Ways to a more natural and intuitive communication between humans and machines

05. September 2014


Current speech interfaces are perceived as little intuitive and error prone. In this talk I will present different strategies to make the man-machine interface more intuitive and less fragile. This includes features more robust against noise, learning of novel words and approaches to capture prosodic cues. Such prosodic cues are known to play a very important role for human-human communication, e.g. they differentiate between questions or statements or emphasize certain words (e.g. novel information) in an utterance. Yet they are rarely used in spoken dialog systems. I will start with the hierarchical spectro-temporal features we developed. Inspired by findings on neuron responses in the mammalian cortex these features jointly extract spectro-temporal information. This is particular beneficial in noisy conditions when combined with conventional spectral features.
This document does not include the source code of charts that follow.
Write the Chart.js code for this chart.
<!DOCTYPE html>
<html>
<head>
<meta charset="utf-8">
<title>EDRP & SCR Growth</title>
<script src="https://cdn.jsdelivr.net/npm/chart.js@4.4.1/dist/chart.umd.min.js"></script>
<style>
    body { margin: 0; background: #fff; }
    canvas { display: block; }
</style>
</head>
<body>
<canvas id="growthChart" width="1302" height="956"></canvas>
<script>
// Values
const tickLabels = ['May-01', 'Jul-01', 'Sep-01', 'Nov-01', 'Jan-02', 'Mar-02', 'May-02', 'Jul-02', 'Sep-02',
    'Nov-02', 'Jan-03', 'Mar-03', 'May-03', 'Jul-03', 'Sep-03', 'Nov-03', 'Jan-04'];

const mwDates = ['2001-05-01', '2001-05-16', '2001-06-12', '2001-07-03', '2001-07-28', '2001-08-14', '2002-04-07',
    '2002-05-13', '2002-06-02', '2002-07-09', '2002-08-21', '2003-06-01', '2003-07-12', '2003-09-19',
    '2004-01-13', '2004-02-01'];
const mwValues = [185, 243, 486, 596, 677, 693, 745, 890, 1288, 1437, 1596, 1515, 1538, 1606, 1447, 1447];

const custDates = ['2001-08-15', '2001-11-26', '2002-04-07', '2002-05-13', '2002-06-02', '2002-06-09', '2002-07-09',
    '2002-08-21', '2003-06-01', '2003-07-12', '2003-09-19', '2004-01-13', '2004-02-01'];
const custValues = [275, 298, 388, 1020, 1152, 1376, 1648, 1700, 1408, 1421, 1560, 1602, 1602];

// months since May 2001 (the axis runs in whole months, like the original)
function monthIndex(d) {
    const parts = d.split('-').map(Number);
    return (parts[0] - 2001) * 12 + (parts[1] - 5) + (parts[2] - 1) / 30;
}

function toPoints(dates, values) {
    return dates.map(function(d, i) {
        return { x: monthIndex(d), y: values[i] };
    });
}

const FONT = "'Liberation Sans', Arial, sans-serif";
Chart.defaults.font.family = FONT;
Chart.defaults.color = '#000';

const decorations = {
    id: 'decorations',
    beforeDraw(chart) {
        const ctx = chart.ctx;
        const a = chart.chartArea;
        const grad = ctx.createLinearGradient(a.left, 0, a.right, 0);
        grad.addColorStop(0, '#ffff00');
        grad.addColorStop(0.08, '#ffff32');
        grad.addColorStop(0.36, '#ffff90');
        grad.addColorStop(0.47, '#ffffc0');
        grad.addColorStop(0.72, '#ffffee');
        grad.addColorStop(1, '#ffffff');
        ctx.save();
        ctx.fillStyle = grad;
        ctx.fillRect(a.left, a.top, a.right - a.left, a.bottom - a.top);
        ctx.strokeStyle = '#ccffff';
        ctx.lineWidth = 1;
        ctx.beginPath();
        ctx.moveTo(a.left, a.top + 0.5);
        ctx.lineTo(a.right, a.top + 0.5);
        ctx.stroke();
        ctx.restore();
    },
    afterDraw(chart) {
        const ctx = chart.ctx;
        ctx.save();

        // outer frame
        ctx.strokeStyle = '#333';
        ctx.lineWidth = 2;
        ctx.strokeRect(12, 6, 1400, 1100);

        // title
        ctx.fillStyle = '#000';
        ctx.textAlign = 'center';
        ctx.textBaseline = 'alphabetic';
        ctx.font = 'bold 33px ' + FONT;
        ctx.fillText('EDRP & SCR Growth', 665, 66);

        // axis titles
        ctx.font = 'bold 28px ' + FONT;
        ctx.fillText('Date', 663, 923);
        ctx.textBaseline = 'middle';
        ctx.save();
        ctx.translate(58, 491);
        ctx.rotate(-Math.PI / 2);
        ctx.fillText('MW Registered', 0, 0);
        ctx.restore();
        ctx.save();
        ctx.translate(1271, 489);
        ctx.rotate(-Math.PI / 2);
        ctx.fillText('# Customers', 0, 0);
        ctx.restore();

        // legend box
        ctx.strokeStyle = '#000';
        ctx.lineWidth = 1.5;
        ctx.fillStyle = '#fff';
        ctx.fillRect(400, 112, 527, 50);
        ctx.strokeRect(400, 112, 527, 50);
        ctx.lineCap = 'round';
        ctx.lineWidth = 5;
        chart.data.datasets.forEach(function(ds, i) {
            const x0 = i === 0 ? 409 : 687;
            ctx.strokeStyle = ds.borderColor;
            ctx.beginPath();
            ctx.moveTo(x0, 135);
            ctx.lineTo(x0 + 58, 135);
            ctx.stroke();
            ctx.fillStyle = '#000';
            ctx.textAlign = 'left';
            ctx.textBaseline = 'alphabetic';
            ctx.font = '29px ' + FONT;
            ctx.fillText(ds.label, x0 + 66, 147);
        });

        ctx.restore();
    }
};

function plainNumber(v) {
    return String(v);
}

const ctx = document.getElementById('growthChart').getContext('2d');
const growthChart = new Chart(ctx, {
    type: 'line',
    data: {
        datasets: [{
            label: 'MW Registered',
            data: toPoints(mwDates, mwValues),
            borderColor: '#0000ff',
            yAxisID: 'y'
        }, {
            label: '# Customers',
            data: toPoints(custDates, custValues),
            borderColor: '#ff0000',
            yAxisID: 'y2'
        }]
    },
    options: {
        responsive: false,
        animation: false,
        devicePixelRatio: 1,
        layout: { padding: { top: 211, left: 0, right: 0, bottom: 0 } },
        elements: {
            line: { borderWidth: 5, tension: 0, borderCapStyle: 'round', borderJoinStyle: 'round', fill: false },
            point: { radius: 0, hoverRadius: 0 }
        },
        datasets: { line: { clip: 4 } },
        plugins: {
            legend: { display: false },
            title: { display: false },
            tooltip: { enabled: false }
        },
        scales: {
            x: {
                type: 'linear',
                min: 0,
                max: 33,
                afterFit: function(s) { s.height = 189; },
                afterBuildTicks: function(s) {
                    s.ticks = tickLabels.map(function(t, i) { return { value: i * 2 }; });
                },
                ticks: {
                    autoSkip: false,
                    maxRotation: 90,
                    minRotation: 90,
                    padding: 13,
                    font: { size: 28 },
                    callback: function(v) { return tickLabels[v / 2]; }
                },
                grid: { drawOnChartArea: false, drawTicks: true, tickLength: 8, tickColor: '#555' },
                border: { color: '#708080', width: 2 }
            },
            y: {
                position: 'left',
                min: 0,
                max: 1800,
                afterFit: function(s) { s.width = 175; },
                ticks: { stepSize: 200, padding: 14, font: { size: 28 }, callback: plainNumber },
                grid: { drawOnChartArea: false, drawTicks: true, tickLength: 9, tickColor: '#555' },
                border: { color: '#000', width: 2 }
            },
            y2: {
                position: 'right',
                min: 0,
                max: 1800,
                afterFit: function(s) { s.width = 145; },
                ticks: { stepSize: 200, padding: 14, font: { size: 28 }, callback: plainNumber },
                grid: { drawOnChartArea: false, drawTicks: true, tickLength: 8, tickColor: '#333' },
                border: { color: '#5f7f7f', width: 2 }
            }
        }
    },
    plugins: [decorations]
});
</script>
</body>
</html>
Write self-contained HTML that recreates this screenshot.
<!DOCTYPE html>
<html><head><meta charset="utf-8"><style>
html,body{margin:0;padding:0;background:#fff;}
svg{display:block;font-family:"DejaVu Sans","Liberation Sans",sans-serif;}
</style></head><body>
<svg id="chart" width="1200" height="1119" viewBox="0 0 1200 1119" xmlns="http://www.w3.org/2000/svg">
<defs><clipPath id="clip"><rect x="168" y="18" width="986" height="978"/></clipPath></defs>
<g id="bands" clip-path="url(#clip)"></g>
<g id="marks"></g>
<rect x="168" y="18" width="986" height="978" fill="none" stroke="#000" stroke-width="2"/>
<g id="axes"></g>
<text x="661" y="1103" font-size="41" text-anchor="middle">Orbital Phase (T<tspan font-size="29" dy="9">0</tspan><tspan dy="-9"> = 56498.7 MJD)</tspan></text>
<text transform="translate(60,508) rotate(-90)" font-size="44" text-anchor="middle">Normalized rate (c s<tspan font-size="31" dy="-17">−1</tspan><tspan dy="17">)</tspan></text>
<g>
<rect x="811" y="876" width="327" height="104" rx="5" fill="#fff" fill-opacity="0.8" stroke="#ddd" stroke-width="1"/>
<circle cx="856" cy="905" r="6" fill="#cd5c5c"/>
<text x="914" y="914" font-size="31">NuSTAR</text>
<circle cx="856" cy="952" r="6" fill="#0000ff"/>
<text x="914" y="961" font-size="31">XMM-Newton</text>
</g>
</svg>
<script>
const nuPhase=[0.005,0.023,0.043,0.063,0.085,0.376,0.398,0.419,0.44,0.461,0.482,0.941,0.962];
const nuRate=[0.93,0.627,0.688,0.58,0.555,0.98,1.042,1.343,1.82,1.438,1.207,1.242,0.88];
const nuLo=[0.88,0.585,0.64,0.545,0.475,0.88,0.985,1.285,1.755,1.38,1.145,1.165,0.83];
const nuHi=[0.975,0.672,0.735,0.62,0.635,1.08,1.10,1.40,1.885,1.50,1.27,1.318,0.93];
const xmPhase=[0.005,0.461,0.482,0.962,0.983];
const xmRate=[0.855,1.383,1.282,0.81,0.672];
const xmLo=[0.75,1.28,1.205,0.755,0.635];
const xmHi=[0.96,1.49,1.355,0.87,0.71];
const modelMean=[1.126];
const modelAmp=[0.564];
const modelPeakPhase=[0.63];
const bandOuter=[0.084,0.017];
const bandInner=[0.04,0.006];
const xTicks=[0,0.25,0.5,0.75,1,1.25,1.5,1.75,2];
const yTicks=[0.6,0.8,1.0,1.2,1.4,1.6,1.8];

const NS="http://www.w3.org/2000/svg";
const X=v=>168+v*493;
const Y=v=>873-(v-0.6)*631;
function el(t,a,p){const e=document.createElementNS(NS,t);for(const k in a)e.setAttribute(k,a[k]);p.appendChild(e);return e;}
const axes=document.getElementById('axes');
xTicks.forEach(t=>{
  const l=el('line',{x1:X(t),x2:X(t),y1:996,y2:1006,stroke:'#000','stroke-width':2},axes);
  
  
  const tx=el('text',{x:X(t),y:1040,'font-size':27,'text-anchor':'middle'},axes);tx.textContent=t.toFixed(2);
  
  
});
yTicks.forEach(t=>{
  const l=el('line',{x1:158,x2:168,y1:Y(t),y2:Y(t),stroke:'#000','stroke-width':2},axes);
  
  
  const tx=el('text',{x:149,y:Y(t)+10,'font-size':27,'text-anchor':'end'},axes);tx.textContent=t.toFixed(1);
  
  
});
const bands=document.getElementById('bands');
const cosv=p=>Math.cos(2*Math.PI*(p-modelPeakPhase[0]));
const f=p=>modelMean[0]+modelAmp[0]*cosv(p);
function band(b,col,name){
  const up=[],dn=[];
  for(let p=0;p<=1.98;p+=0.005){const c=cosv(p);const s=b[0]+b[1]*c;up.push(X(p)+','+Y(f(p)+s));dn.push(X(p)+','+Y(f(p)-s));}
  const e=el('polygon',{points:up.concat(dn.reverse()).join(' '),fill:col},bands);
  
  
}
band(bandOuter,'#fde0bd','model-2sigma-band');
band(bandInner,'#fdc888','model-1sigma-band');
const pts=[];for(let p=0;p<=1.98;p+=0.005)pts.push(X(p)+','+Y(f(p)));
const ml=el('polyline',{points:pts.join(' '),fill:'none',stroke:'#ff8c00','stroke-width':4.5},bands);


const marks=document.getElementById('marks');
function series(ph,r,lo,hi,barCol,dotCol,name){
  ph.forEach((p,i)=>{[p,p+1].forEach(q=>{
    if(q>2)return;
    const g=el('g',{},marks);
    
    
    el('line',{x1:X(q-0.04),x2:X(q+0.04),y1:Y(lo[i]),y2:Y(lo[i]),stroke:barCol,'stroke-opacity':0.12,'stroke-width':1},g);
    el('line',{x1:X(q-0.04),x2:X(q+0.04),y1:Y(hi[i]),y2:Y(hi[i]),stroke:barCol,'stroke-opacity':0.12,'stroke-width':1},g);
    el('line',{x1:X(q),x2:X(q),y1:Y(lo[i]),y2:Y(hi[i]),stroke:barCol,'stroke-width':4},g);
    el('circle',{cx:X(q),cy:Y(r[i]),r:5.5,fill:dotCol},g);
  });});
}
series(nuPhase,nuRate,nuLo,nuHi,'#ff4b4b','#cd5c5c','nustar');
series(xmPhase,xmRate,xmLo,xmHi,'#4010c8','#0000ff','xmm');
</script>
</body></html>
Next I will briefly present a framework for the efficient learning of novel words from only a few examples. This allows for a rapid adaptation to the way of speaking of a parituclar user, i.e. to words which are common for him but rare in the overall population. Finally, I will talk about my recent experiments on the audio-visual discrimination of prominent from non-prominent words. The target scenario is the detection of a spoken correction of a user. In this case the corrected word is expected to be highly prominent. I will show that there is a large variation from speaker to speaker and for some speakers the features extracted from the visual channel are as strong as those extracted from the acoustic channel. Furthermore, I will highlight that modeling the prosodic contours via Functional Principal component analysis improves the performance compared to using conventional functionals (i.e. mean, min, max, ...).